The big question now is how long it is going to take to pass it.  

“If we receive it tomorrow night then it is just a question of figuring out what the appetite is for amendments and kind of how our guys want to proceed,” Thune said. 

Remember: The timeframe to get the bill passed through both chambers of Congress and signed into law is extremely tight. Lawmakers are racing the clock to avert a catastrophic default ahead of June 5, the day the Treasury Department has said it will no longer be able to pay all of the nation’s obligations in full and on time.

The powerful House Rules Committee must vote to adopt the rule, a hurdle that must be cleared before the bill can come to the House floor for a final vote.

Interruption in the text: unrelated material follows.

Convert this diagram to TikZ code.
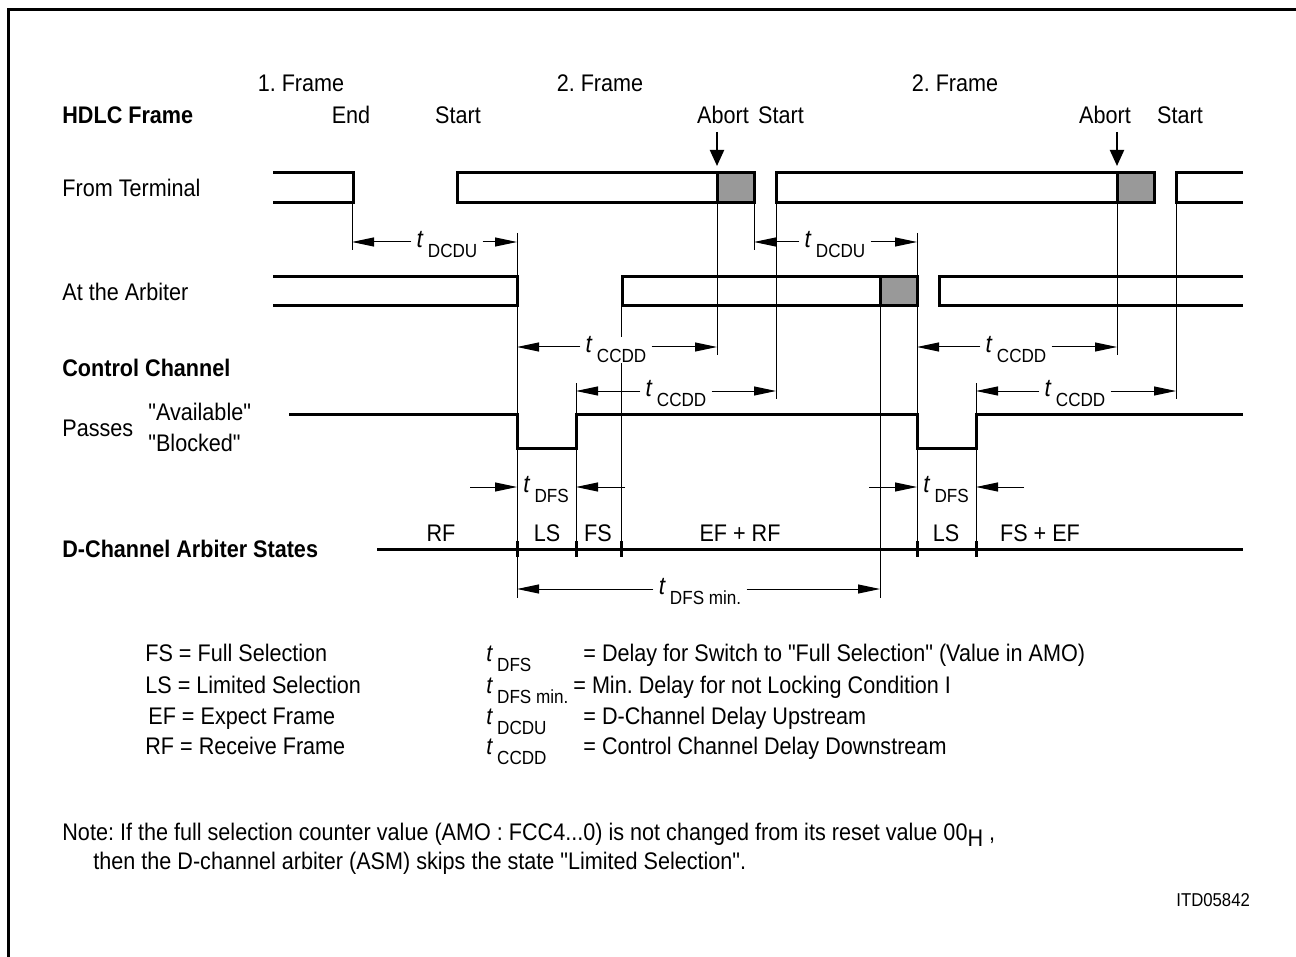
\documentclass[tikz,border=0pt]{standalone}
\usepackage{fontspec}
\setmainfont{Liberation Sans}[FakeStretch=0.9, Ligatures=TeXOff]
\usetikzlibrary{arrows.meta}
\definecolor{framegray}{gray}{0.6}
\frenchspacing
\newcommand{\tsub}[1]{\textit{t}\,\raisebox{-5pt}{\fontsize{9.5}{11}\selectfont #1}}
\newcommand{\dimline}[6]{%
  \coordinate (#1-l) at (#2,#4);
  \coordinate (#1-r) at (#3,#4);
  \node[dimlbl] (#1) at (#5,#4+3) {\tsub{#6}};
  \draw[dim] (#1.west |- #1-l) -- (#1-l);
  \draw[dim] (#1.east |- #1-r) -- (#1-r);
}
\newcommand{\guideline}[4]{%
  \coordinate (#1-t) at (#2,#3);
  \coordinate (#1-b) at (#2,#4);
  \draw[thinline] (#1-t) -- (#1-b);
}
\tikzset{
  txt/.style={inner sep=0pt, font=\fontsize{12}{14}\selectfont},
  lbl/.style={txt, anchor=base west},
  lblc/.style={txt, anchor=base},
  bold/.style={lbl, font=\fontsize{12}{14}\selectfont\bfseries},
  dimlbl/.style={fill=white, inner xsep=2.5pt, inner ysep=0pt, font=\fontsize{12.5}{14}\selectfont},
  framebox/.style={line width=1.5pt, line join=miter},
  grayfill/.style={fill=framegray},
  thinline/.style={line width=0.5pt},
  dim/.style={thinline, -{Triangle[length=11pt,width=4.5pt]}},
  abortarrow/.style={line width=1pt, -{Triangle[length=8pt,width=7pt]}},
  signal/.style={line width=1.5pt, line join=miter},
}
\begin{document}
\begin{tikzpicture}[x=0.5pt,y=-0.5pt]
\useasboundingbox (0,0) rectangle (1296,957);
% outer frame
\draw[line width=1.5pt] (8,957) -- (8,10) -- (1296,10);

% header labels
\node[bold] (hdlc) at (62,124) {HDLC Frame};
\node[lblc] (f1) at (301,92) {1. Frame};
\node[lblc] (end1) at (351,124) {End};
\node[lblc] (start1) at (458,124) {Start};
\node[lblc] (f2) at (600,92) {2. Frame};
\node[lblc] (abort1) at (723,124) {Abort};
\node[lblc] (start2) at (781,124) {Start};
\node[lblc] (f3) at (955,92) {2. Frame};
\node[lblc] (abort2) at (1105,124) {Abort};
\node[lblc] (start3) at (1180,124) {Start};

% abort arrows
\coordinate (ab1-t) at (717,132); \coordinate (ab1-b) at (717,166);
\coordinate (ab2-t) at (1117,132); \coordinate (ab2-b) at (1117,166);
\draw[abortarrow] (ab1-t) -- (ab1-b);
\draw[abortarrow] (ab2-t) -- (ab2-b);

% row labels
\node[lbl] (term) at (62,197) {From Terminal};
\node[lbl] (arb) at (62,300) {At the Arbiter};
\node[bold] (cc) at (62,376) {Control Channel};
\node[lbl] (passes) at (62,436) {Passes};
\node[lbl] (avail) at (148,420) {"Available"};
\node[lbl] (block) at (148,451) {"Blocked"};
\node[bold] (dcas) at (62,557) {D-Channel Arbiter States};

% From terminal frames
\draw[framebox] (273,173) -- (353,173) -- (353,203) -- (273,203);
\path[grayfill] (717,173) rectangle (754,203);
\draw[framebox] (457,173) rectangle (754,203);
\draw[framebox] (717,173) -- (717,203);
\path[grayfill] (1117,173) rectangle (1154,203);
\draw[framebox] (776,173) rectangle (1154,203);
\draw[framebox] (1117,173) -- (1117,203);
\draw[framebox] (1243,173) -- (1176,173) -- (1176,203) -- (1243,203);

% At the arbiter frames
\draw[framebox] (273,277) -- (517,277) -- (517,306) -- (273,306);
\path[grayfill] (880,277) rectangle (917,306);
\draw[framebox] (622,277) rectangle (917,306);
\draw[framebox] (880,277) -- (880,306);
\draw[framebox] (1243,277) -- (939,277) -- (939,306) -- (1243,306);

% control channel signal
\draw[signal] (289,414) -- (517,414) -- (517,448) -- (576,448) -- (576,414)
  -- (917,414) -- (917,448) -- (976,448) -- (976,414) -- (1243,414);

% state line
\draw[line width=1.5pt] (377,549) -- (1243,549);
\foreach \x in {517,576,621,917,976}
  \draw[line width=1.5pt] (\x,541) -- (\x,557);
\node[lblc] (sRF) at (441,541) {RF};
\node[lblc] (sLS1) at (547,541) {LS};
\node[lblc] (sFS) at (598,541) {FS};
\node[lblc] (sEFRF) at (740,541) {EF + RF};
\node[lblc] (sLS2) at (946,541) {LS};
\node[lblc] (sFSEF) at (1040,541) {FS + EF};

% thin vertical guide lines
\guideline{v352}{352}{203}{250}
\guideline{v754}{754}{203}{250}
\guideline{v517}{517}{233}{598}
\guideline{v917}{917}{233}{556}
\guideline{v717}{717}{203}{355}
\guideline{v1117}{1117}{203}{355}
\guideline{v776}{776}{203}{399}
\guideline{v1176}{1176}{203}{399}
\guideline{v576}{576}{383}{556}
\guideline{v976}{976}{383}{556}
\guideline{v621}{621}{306}{556}
\guideline{v880}{880}{306}{598}

% dimension arrows
\dimline{dcdu1}{352}{517}{242}{447}{DCDU}
\dimline{dcdu2}{754}{917}{242}{835}{DCDU}
\dimline{ccdd1}{517}{717}{347}{616}{CCDD}
\dimline{ccdd2}{917}{1117}{347}{1016}{CCDD}
\dimline{ccdd3}{576}{776}{391}{676}{CCDD}
\dimline{ccdd4}{976}{1176}{391}{1075}{CCDD}
\dimline{dfsmin}{517}{880}{589}{700}{DFS min.}

% t_DFS (inward arrows)
\node[dimlbl] (dfs1) at (546,490) {\tsub{DFS}};
\coordinate (dfs1-a) at (470,487); \coordinate (dfs1-b) at (517,487);
\coordinate (dfs1-c) at (625,487); \coordinate (dfs1-d) at (576,487);
\draw[dim] (dfs1-a) -- (dfs1-b);
\draw[dim] (dfs1-c) -- (dfs1-d);
\node[dimlbl] (dfs2) at (946,490) {\tsub{DFS}};
\coordinate (dfs2-a) at (869,487); \coordinate (dfs2-b) at (917,487);
\coordinate (dfs2-c) at (1024,487); \coordinate (dfs2-d) at (976,487);
\draw[dim] (dfs2-a) -- (dfs2-b);
\draw[dim] (dfs2-c) -- (dfs2-d);

% legend
\node[lbl] (lg1) at (145,661) {FS = Full Selection};
\node[lbl] (lg2) at (145,693) {LS = Limited Selection};
\node[lbl] (lg3) at (148,724) {EF = Expect Frame};
\node[lbl] (lg4) at (145,754) {RF = Receive Frame};
\node[lbl] (lt1) at (486,661) {\tsub{DFS}};
\node[lbl] (lt2) at (486,693) {\tsub{DFS min.}};
\node[lbl] (lt3) at (486,724) {\tsub{DCDU}};
\node[lbl] (lt4) at (486,754) {\tsub{CCDD}};
\node[lbl] (ld1) at (583,661) {= Delay for Switch to "Full Selection" (Value in AMO)};
\node[lbl] (ld2) at (573,693) {= Min. Delay for not Locking Condition I};
\node[lbl] (ld3) at (583,724) {= D-Channel Delay Upstream};
\node[lbl] (ld4) at (583,754) {= Control Channel Delay Downstream};

% note
\node[lbl] (note1) at (62,840) {Note: If the full selection counter value (AMO : FCC4...0) is not changed from its reset value 00\raisebox{-3pt}{H} ,};
\node[lbl] (note2) at (93,869) {then the D-channel arbiter (ASM) skips the state "Limited Selection".};
\node[anchor=base west, inner sep=0pt, font=\fontsize{9.3}{11}\selectfont] (itd) at (1176,906) {ITD05842};
\end{tikzpicture}
\end{document}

If the bill passes in the full House, it would then head to the Senate for approval.

Procedurally, there are a number of ways that members could muck up the works, but Thune said leadership is still accessing “the mood of the conference” and will have a better sense of how long this will take in the upcoming days. 

With a time agreement, the Senate could move rapidly to pass the debt ceiling bill.

Without one, the regular Senate process would slip beyond the June 5 deadline. There is optimism they could find a way forward, but Thune was clear it could take some time to sort out over the next few days. 

GOP Sen. John Cornyn said he thought it was more likely than not that lawmakers would work the weekend. 

Cornyn wouldn’t commit to backing the bill saying he wanted to see what comes out of the House, but he was effusive in his praise for McCarthy saying it was a “heroic” effort at a compromise.

He downplayed the conservative pushback against the bill from the House Freedom Caucus. 

“The very definition of a compromise means there is going to be some people dissatisfied. You can always say ‘you could have done better,’” Cornyn said. “I’m waiting to see what the sausage looks like when it comes out of the House.”

Cornyn said he was also concerned about the defense number.